Foster is breaking in the trainer’s cart: He left practice with an unspecified injury Sunday and didn’t practice Monday. I’m shocked, shocked I tell you. Davis Mattek explains why you should get familiar with Andre Brown.

Andre Williams

The New York Times ran a great profile of the Giant’s rookie running back this weekend. It’s worth reading to get some insight into his personal life and mental make up: He sure seems to pass all the intangibles screens. But the interesting stuff from a football perspective has to do with pass catching.

…during the first week of training camp, Williams has assumed a prominent, versatile role in the Giants’ backfield, working regularly with the first-string offense. He is not the featured back — that distinction belongs to the former Oakland Raider Rashad Jennings — but Williams has been a steady presence in the goal-line offense and has been a target for short passes. [emphasis added.]

What’s that you say? Catching passes?

Williams spent part of the spring being schooled by Bill Thierfelder, a North Carolina sports psychologist who had done specialist training with other professional athletes. Among other exercises, Thierfelder had Williams catch racquetballs and table tennis balls using two fingers, and juggle. The focus on small, finite movements made catching a football seem easier.

“I could catch 9 out of 10 passes; he taught me what it took to catch the 10th pass,” Williams said.

Put this on your list of things to watch during the preseason. If Williams shows any aptitude for catching the ball, it will be harder to keep him off the field. David Wilson isn’t going to be the lead back, and if Williams can catch, then what keeps Rashad Jennings on the field ahead of him? Pass protection probably. Experience too. But there would no longer be a major deficit in Williams’ game.
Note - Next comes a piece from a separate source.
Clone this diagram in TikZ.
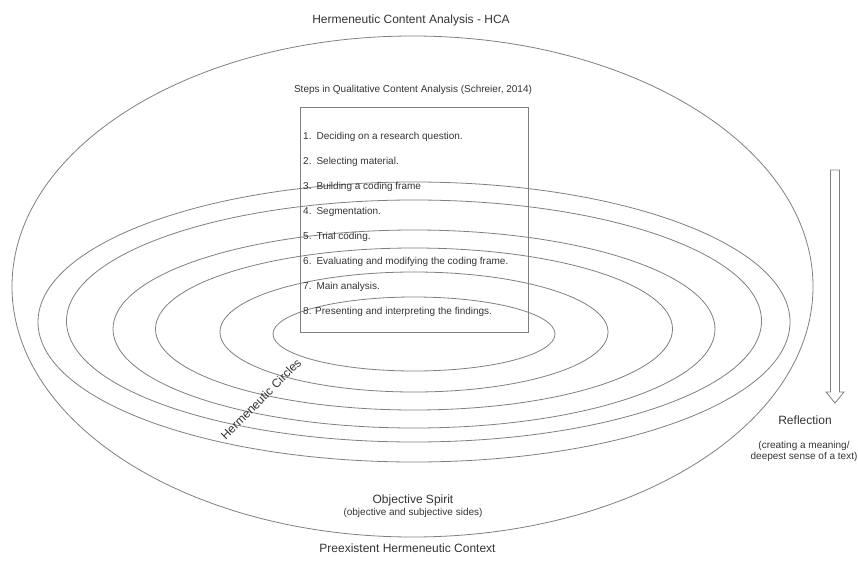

Although he played in 15 games last year, Jennings is no stranger to the injury report. Williams is already one of the most underrated players in dynasty, especially since he could be, you know, the next Adrian Peterson.

Shonn Greene

Apparently Greene needs to cut some weight. Perhaps another small clue that the Titans aren’t sold on keeping him on their roster. That’s good news for Bishop Sankey. And don’t fret: if Greene is cut, Sankey is capable of being a workhorse.